Odio eterno al (nuestro) fútbol moderno

Del partido del sábado poco más se puede escribir. Incluso sin tener a la Diosa Fortuna de cara, -eufemismo utilizado por los malos estudiantes, aplicado al caso- la preocupación comienza a apretar el gaznate...

30/11/2016 - 

VALENCIA. Aquí no paramos de divertirnos. Si no fuese porque el fútbol es la cosa más importante de las cosas menos importantes, esto sería una comedia eterna. Pero no hace ni puñetera gracia que, a cada segundo, te moje la oreja cualquiera, llámese Sevilla o Leganés. Del partido del sábado poco más se puede escribir. Incluso sin tener a la Diosa Fortuna de cara, -eufemismo utilizado por los malos estudiantes, aplicado al caso- la preocupación comienza a apretar el gaznate.
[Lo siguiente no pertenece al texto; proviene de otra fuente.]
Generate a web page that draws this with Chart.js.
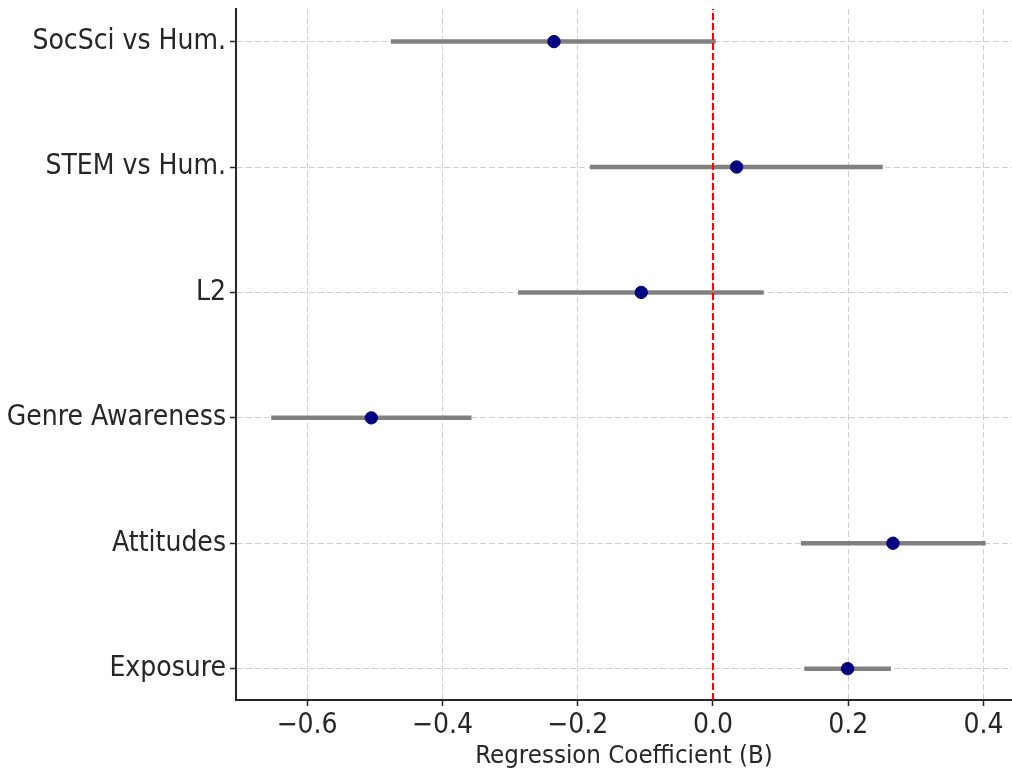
<!DOCTYPE html>
<html>
<head>
<meta charset="utf-8">
<script src="https://cdn.jsdelivr.net/npm/chart.js@4"></script>
<style>
  body { margin: 0; background: #fff; }
  #wrap { width: 1012px; height: 773px; }
</style>
</head>
<body>
<div id="wrap"><canvas id="forestChart"></canvas></div>
<script>
// categories listed top to bottom, as in the figure
const categories = ["SocSci vs Hum.", "STEM vs Hum.", "L2", "Genre Awareness", "Attitudes", "Exposure"];
const coefficients = [-0.235, 0.035, -0.106, -0.505, 0.266, 0.199];
const ciLower = [-0.476, -0.182, -0.288, -0.653, 0.130, 0.135];
const ciUpper = [0.004, 0.251, 0.075, -0.357, 0.403, 0.263];

const xMin = -0.705, xMax = 0.442;
const yMin = -0.25, yMax = 5.26;

const fontFamily = "'DejaVu Sans Condensed', 'DejaVu Sans', sans-serif";
const n = categories.length;
const yPos = (i) => n - 1 - i;

var datasets = [];

// points
datasets.push({
  type: "scatter",
  data: coefficients.map((c, i) => ({ x: c, y: yPos(i) })),
  backgroundColor: "#000080",
  borderColor: "#000080",
  pointRadius: 6.2,
  pointHoverRadius: 6.2,
  order: 0,
});

// zero reference line
datasets.push({
  type: "line",
  data: [{ x: 0, y: yMin }, { x: 0, y: yMax }],
  borderColor: "#ff0000",
  borderWidth: 2,
  borderDash: [7, 3],
  pointRadius: 0,
  fill: false,
  order: 1,
});

// confidence intervals
categories.forEach(function (cat, i) {
  datasets.push({
    type: "line",
    data: [{ x: ciLower[i], y: yPos(i) }, { x: ciUpper[i], y: yPos(i) }],
    borderColor: "#808080",
    borderWidth: 4.5,
    pointRadius: 0,
    fill: false,
    order: 2,
  });
});

function fmtTick(v) {
  return v.toFixed(1).replace("-", "\u2212");
}

const ctx = document.getElementById("forestChart").getContext("2d");
new Chart(ctx, {
  type: "scatter",
  data: { datasets: datasets },
  options: {
    responsive: true,
    maintainAspectRatio: false,
    animation: false,
    layout: { autoPadding: false, padding: { top: 9, right: 0, left: 0, bottom: 0 } },
    plugins: {
      legend: { display: false },
      tooltip: { enabled: false },
    },
    scales: {
      x: {
        type: "linear",
        min: xMin,
        max: xMax,
        ticks: {
          stepSize: 0.2,
          includeBounds: false,
          callback: (v) => fmtTick(v),
          color: "#262626",
          font: { family: fontFamily, size: 28 },
          padding: 3,
          maxRotation: 0,
        },
        grid: {
          color: "#d0d0d0",
          lineWidth: 1,
          tickColor: "#262626",
          tickLength: 6,
          tickWidth: 1.5,
        },
        border: { color: "#262626", width: 2, dash: [6, 3] },
        title: {
          display: true,
          text: "Regression Coefficient (B)",
          color: "#262626",
          font: { family: fontFamily, size: 25.6 },
          padding: { top: 0, bottom: 1 },
        },
        afterFit: (scale) => {
          scale.height = 73;
          scale.paddingLeft = 0;
          scale.paddingRight = 0;
        },
      },
      y: {
        type: "linear",
        min: yMin,
        max: yMax,
        ticks: {
          stepSize: 1,
          includeBounds: false,
          callback: (v) => categories[n - 1 - v],
          color: "#262626",
          font: { family: fontFamily, size: 28 },
          padding: 4,
        },
        grid: {
          color: "#d0d0d0",
          lineWidth: 1,
          tickColor: "#262626",
          tickLength: 6,
          tickWidth: 1.5,
        },
        border: { color: "#262626", width: 2, dash: [6, 3] },
        afterFit: (scale) => {
          scale.width = 236;
          scale.paddingTop = 0;
          scale.paddingBottom = 0;
        },
      },
    },
  },
});
</script>
</body>
</html>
Y no hay flanco por el que no nos den bofetadas. En el campo está claro, con Garay perdiendo pelo a pasos agigantados y clonándose en el Abdennour valencianista, que no monegasco. Y al bueno de Aymen, pillado echándose unas risas en el banquillo con Jaume y Mina, hasta hace poco ojitos derechos del valencianismo, se le va a recordar esta semana más por eso que por el más que aceptable partido en la nueva defensa de tres de Prandelli.
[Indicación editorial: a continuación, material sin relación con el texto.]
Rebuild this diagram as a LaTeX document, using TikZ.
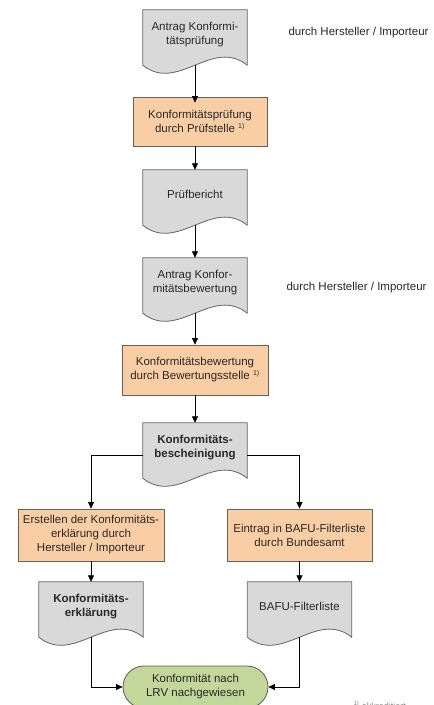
\documentclass[tikz,border=0pt]{standalone}
\usepackage{fontspec}
\setmainfont{Liberation Sans}
\usetikzlibrary{arrows.meta,backgrounds,shapes.misc,calc}
\definecolor{docfill}{RGB}{217,217,217}
\definecolor{docline}{RGB}{100,100,100}
\definecolor{procfill}{RGB}{250,206,164}
\definecolor{procline}{RGB}{105,95,85}
\definecolor{termfill}{RGB}{196,215,155}
\definecolor{termline}{RGB}{90,90,90}
\definecolor{txt}{RGB}{40,40,40}
\newcommand\docshape[1]{%
  \path[docstyle] (#1.north west) -- (#1.north east) -- ([yshift=-6pt]#1.south east)
    .. controls ([xshift=-34.67pt,yshift=22pt]#1.south east) and ([xshift=34.67pt,yshift=-34pt]#1.south west) .. ([yshift=-6pt]#1.south west) -- cycle;}
\begin{document}
\begin{tikzpicture}[x=1pt,y=1pt,
  every node/.style={font=\fontsize{11.5}{14}\selectfont, text=txt},
  proc/.style={draw=procline, fill=procfill, line width=0.8pt, inner sep=0pt, align=center},
  docn/.style={minimum width=104pt, minimum height=49pt, inner sep=0pt, align=center},
  docstyle/.style={draw=docline, fill=docfill, line width=0.8pt},
  term/.style={rounded rectangle, draw=termline, fill=termfill, line width=0.8pt, inner sep=0pt, align=center, minimum width=145pt, minimum height=42pt},
  conn/.style={draw=black, line width=0.8pt, -{Triangle[length=6.5pt,width=6pt]}},
  side/.style={anchor=west},
]
\useasboundingbox (0,0) rectangle (434,-705);

\node[docn] (b1) at (195,-34.5) {Antrag Konformi-\\tätsprüfung};
\node[proc, minimum width=134pt, minimum height=49pt] (b2) at (200,-121.5) {Konformitätsprüfung\\durch Prüfstelle \textsuperscript{\fontsize{7}{8}\selectfont 1)}};
\node[docn] (b3) at (195,-194.5) {Prüfbericht};
\node[docn] (b4) at (195,-282.5) {Antrag Konfor-\\mitätsbewertung};
\node[proc, minimum width=146pt, minimum height=50pt] (b5) at (195,-370) {Konformitätsbewertung\\durch Bewertungsstelle \textsuperscript{\fontsize{7}{8}\selectfont 1)}};
\node[docn, font=\fontsize{11.5}{14}\selectfont\bfseries] (b6) at (195,-447.5) {Konformitäts-\\bescheinigung};
\node[proc, minimum width=146pt, minimum height=52pt] (b7) at (91,-535) {Erstellen der Konformitäts-\\erklärung durch\\Hersteller / Importeur};
\node[proc, minimum width=145pt, minimum height=52pt] (b8) at (299.5,-535) {Eintrag in BAFU-Filterliste\\durch Bundesamt};
\node[docn, font=\fontsize{11.5}{14}\selectfont\bfseries] (b9) at (91,-606.5) {Konformitäts-\\erklärung};
\node[docn] (b10) at (299.5,-606.5) {BAFU-Filterliste};
\node[term] (t) at (195.5,-687) {Konformität nach\\LRV nachgewiesen};

\node[side] (s1) at (285,-33) {durch Hersteller / Importeur};
\node[side] (s2) at (283,-288) {durch Hersteller / Importeur};
\node[anchor=base west, font=\fontsize{9}{10}\selectfont, text=gray] (fn) at (350,-709) {\textsuperscript{1)} akkreditiert};

\begin{pgfonlayer}{background}
  \docshape{b1}
  \docshape{b3}
  \docshape{b4}
  \docshape{b6}
  \docshape{b9}
  \docshape{b10}
\end{pgfonlayer}

\draw[conn] ([yshift=-6pt]b1.south) -- ([yshift=-6pt]b1.south |- b2.north);
\draw[conn] (b3.north |- b2.south) -- (b3.north);
\draw[conn] ([yshift=-6pt]b3.south) -- (b4.north);
\draw[conn] ([yshift=-6pt]b4.south) -- (b5.north);
\draw[conn] (b5.south) -- (b6.north);
\draw[conn] ([yshift=-7.5pt]b6.west) -| (b7.north);
\draw[conn] ([yshift=-7.5pt]b6.east) -| (b8.north);
\draw[conn] (b7.south) -- (b9.north);
\draw[conn] (b8.south) -- (b10.north);
\draw[conn] ([yshift=-6pt]b9.south) |- (t.west);
\draw[conn] ([yshift=-6pt]b10.south) |- (t.east);
\end{tikzpicture}
\end{document}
Al loro, estamos tan mal que cualquier arrancada de Cancelo nos parece épica de pasodoble. Y si asiste a Munir para que le apriete el nudo de la corbata a Rodrigo con un gol, más todavía. Nos abrazamos a los números, a los reflejos, a las señales, esperando al mesías de tal manera que parecemos pacientes homeopáticos recuperados del peor de los males. Vemos en Prandelli al Ranieri de la primera época y soñamos en secreto que Gabigol, Bacca o cualquier italiano de los que suena para ser #elnounou9 pique como aquella cobra rumana.

Tenemos tantas chinas en el zapato que cualquier paseo por Butarque nos parece tan temerario como andar descalzo por encima de brasas. Y nos tomamos a chanza cualquier viaje de García Pitarch para ver jugadores. Ganado a pulso el no respeto por la figura, dicho sea de paso.
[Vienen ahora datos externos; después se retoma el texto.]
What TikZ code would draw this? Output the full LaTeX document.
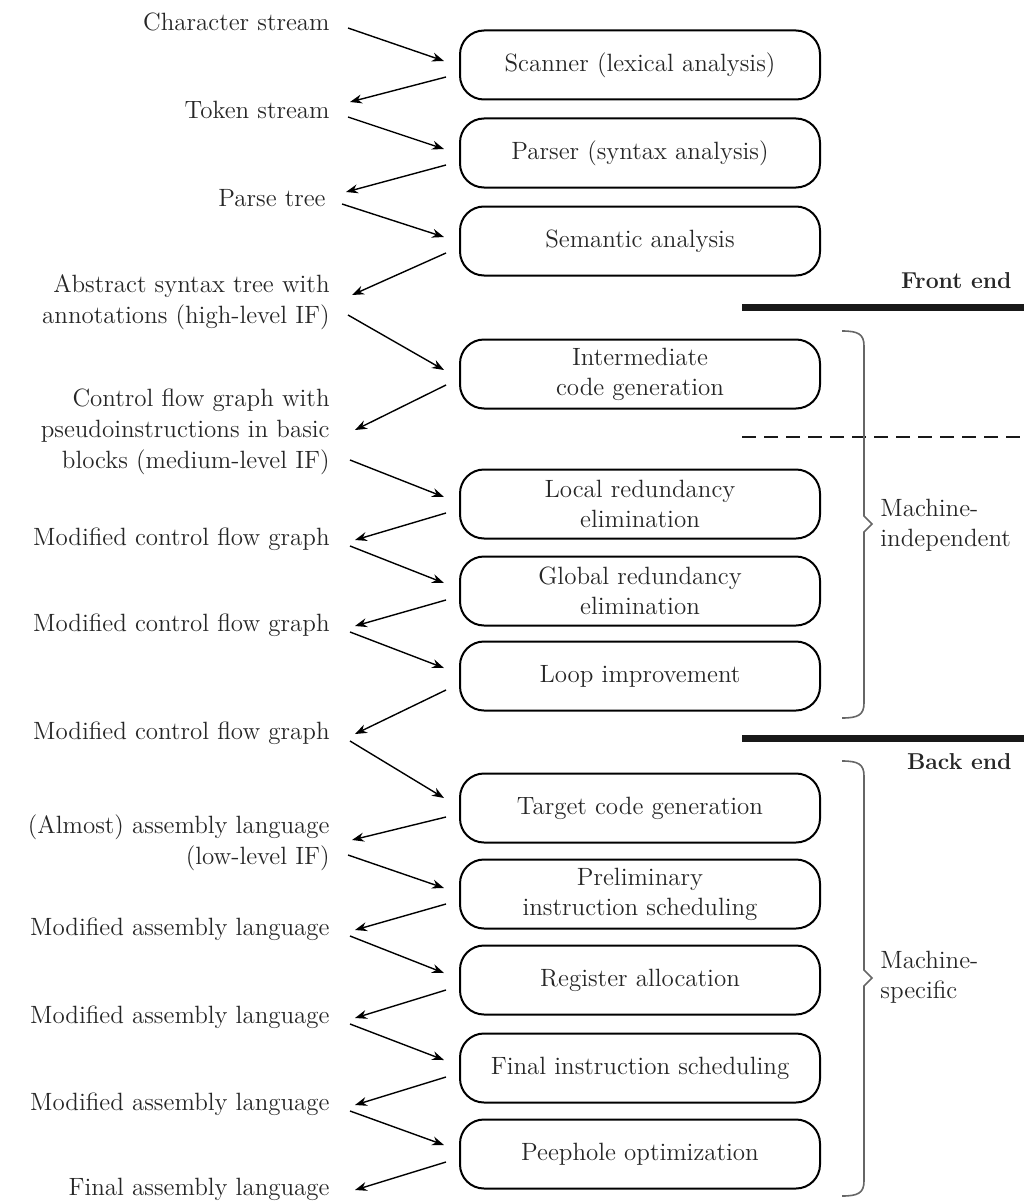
\documentclass[tikz,border=0pt]{standalone}
\usetikzlibrary{arrows.meta}

\colorlet{ink}{black!85}

\begin{document}
\begin{tikzpicture}[x=0.5pt,y=-0.5pt,
    stage/.style={draw=black,line width=1pt,rounded corners=12pt,
      minimum width=180pt,minimum height=34.5pt,inner sep=2pt,align=center,
      text=ink,font=\fontsize{12.5}{15}\selectfont},
    data/.style={anchor=east,align=right,inner sep=0pt,text=ink,
      font=\fontsize{12.5}{15.5}\selectfont},
    flow/.style={draw=black,line width=0.7pt,-{Stealth[length=6pt,width=4.5pt]}},
    side/.style={anchor=west,align=left,inner sep=0pt,text=ink,
      font=\fontsize{12.5}{15}\selectfont},
    part/.style={anchor=east,inner sep=0pt,text=ink,
      font=\bfseries\fontsize{11.5}{14}\selectfont},
    bar/.style={draw=black!90,line width=3.5pt},
    brace/.style={draw=black!60,line width=0.8pt}]

  \useasboundingbox (0,0) rectangle (1024,1204);

  % phases
  \node[stage] (scan) at (640,65)  {Scanner (lexical analysis)};
  \node[stage] (pars) at (640,153) {Parser (syntax analysis)};
  \node[stage] (sema) at (640,241) {Semantic analysis};
  \node[stage] (inter) at (640,374) {Intermediate\\code generation};
  \node[stage] (local) at (640,504) {Local redundancy\\elimination};
  \node[stage] (glob) at (640,591) {Global redundancy\\elimination};
  \node[stage] (loop) at (640,676) {Loop improvement};
  \node[stage] (targ) at (640,808) {Target code generation};
  \node[stage] (prel) at (640,894) {Preliminary\\instruction scheduling};
  \node[stage] (reg) at (640,980)  {Register allocation};
  \node[stage] (fins) at (640,1068) {Final instruction scheduling};
  \node[stage] (peep) at (640,1154) {Peephole optimization};

  % program forms
  \node[data] (chr) at (330,22)  {Character stream};
  \node[data] (tok) at (330,110) {Token stream};
  \node[data] (ptree) at (326,198) {Parse tree};
  \node[data] (ast) at (330,302) {Abstract syntax tree with\\annotations (high-level IF)};
  \node[data] (cfg) at (330,432) {Control flow graph with\\pseudoinstructions in basic\\blocks (medium-level IF)};
  \node[data] (mc1) at (330,539) {Modified control flow graph};
  \node[data] (mc2) at (330,625) {Modified control flow graph};
  \node[data] (mc3) at (330,733) {Modified control flow graph};
  \node[data] (asm) at (330,843) {(Almost) assembly language\\(low-level IF)};
  \node[data] (ma1) at (330,929) {Modified assembly language};
  \node[data] (ma2) at (330,1017) {Modified assembly language};
  \node[data] (ma3) at (330,1104) {Modified assembly language};
  \node[data] (fin) at (330,1189) {Final assembly language};

  % into each phase
  \draw[flow] ([shift={(18,6)}]chr.east)   -- ([shift={(-15,-4)}]scan.west);
  \draw[flow] ([shift={(18,7)}]tok.east)   -- ([shift={(-15,-4)}]pars.west);
  \draw[flow] ([shift={(16,6)}]ptree.east) -- ([shift={(-15,-4)}]sema.west);
  \draw[flow] ([shift={(18,13)}]ast.east)  -- ([shift={(-15,-4)}]inter.west);
  \draw[flow] ([shift={(20,28)}]cfg.east)  -- ([shift={(-15,-7)}]local.west);
  \draw[flow] ([shift={(20,7)}]mc1.east)   -- ([shift={(-15,-8)}]glob.west);
  \draw[flow] ([shift={(20,7)}]mc2.east)   -- ([shift={(-15,-8)}]loop.west);
  \draw[flow] ([shift={(20,8)}]mc3.east)   -- ([shift={(-15,-10)}]targ.west);
  \draw[flow] ([shift={(18,12)}]asm.east)  -- ([shift={(-15,-6)}]prel.west);
  \draw[flow] ([shift={(20,7)}]ma1.east)   -- ([shift={(-15,-7)}]reg.west);
  \draw[flow] ([shift={(20,7)}]ma2.east)   -- ([shift={(-15,-8)}]fins.west);
  \draw[flow] ([shift={(20,7)}]ma3.east)   -- ([shift={(-15,-9)}]peep.west);

  % out of each phase
  \draw[flow] ([shift={(-13,12)}]scan.west)  -- ([shift={(20,-8)}]tok.east);
  \draw[flow] ([shift={(-13,12)}]pars.west)  -- ([shift={(20,-6)}]ptree.east);
  \draw[flow] ([shift={(-13,12)}]sema.west)  -- ([shift={(22,-7)}]ast.east);
  \draw[flow] ([shift={(-13,11)}]inter.west) -- ([shift={(25,-2)}]cfg.east);
  \draw[flow] ([shift={(-13,9)}]local.west)  -- ([shift={(25,1)}]mc1.east);
  \draw[flow] ([shift={(-13,9)}]glob.west)   -- ([shift={(25,1)}]mc2.east);
  \draw[flow] ([shift={(-13,14)}]loop.west)  -- ([shift={(25,1)}]mc3.east);
  \draw[flow] ([shift={(-13,9)}]targ.west)   -- ([shift={(22,-3)}]asm.east);
  \draw[flow] ([shift={(-13,10)}]prel.west)  -- ([shift={(25,1)}]ma1.east);
  \draw[flow] ([shift={(-13,10)}]reg.west)   -- ([shift={(25,1)}]ma2.east);
  \draw[flow] ([shift={(-13,9)}]fins.west)   -- ([shift={(25,1)}]ma3.east);
  \draw[flow] ([shift={(-13,8)}]peep.west)   -- ([shift={(25,1)}]fin.east);

  % front end / back end
  \node[part] (front) at (1012,281) {Front end};
  \draw[bar] (742,307) -- (1024,307);
  \draw[black!90,line width=0.8pt,dash pattern=on 7pt off 4pt] (742,437) -- (1024,437);
  \draw[bar] (742,738) -- (1024,738);
  \node[part] (back) at (1012,762) {Back end};

  % braces
  \draw[brace] (842,331) .. controls (858,331) and (864,334) .. (864,346)
    -- (864,516) -- (872,524) -- (864,532) -- (864,703)
    .. controls (864,715) and (858,718) .. (842,718);
  \node[side] (indep) at (880,525) {Machine-\\independent};

  \draw[brace] (842,761) .. controls (858,761) and (864,764) .. (864,776)
    -- (864,970) -- (872,978) -- (864,986) -- (864,1181)
    .. controls (864,1193) and (858,1196) .. (842,1196);
  \node[side] (spec) at (880,977) {Machine-\\specific};

\end{tikzpicture}
\end{document}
Y en esta semana, se hace raro tener dos partidos. O más bien, tener uno intersemanal. Con eso que tenemos el pasaporte requisado por mandato deportivo, esta vorágine de domingo-martes recuerda a aquellas noches europeas, tan bonitas como un gol en el noventa, luciendo con orgullo el ser barraqueros sin sonar despectivo. Se añora tanto aquello que podría ser una línea de merchandising en la que lo vintage se convierte en nuevo, en actual, en ahora. A falta de tiempos mejores, taparnos del chaparrón con la manta de la nostalgia, que no del doblete, y esperar que amaine el temporal de una manera u otra.

Porque no nos queda otra. Estamos en una dinámica que hasta el departamento de comunicación pepinero abriga más a un jugador adoptado que la propia familia biológica. Y no deja de ser una prueba, otra más, que alguien está mirando hacía otro lado. Que alguien, con acento inglés o apitxat, no sabe de que va esto o prefiere otra cosa, que quizá sea el que no falte marisco en Navidad.

Esto que está leyendo ahora, querido lector, querida lectora, está enviado a la redacción antes que comience el partido de Copa contra el Lega. Partido que, según corrientes, incomoda porque hay que centrarse en la liga y en salir de la zona baja de la clasificación. El entorno, queridos. Ese al que a Baraja le chupaba un huevo, nos ha convertido en timoratos, en enclenques de sentiment, en corredores huyendo de la quema del descenso. Ningún partido incomoda. Manda narices que tengamos este debate cuando hace más bien poco, cada partido del Valencia era una fiesta, que hacía del martes, o miércoles, otro sábado.

¿Da para odiar a nuestro fútbol moderno o no?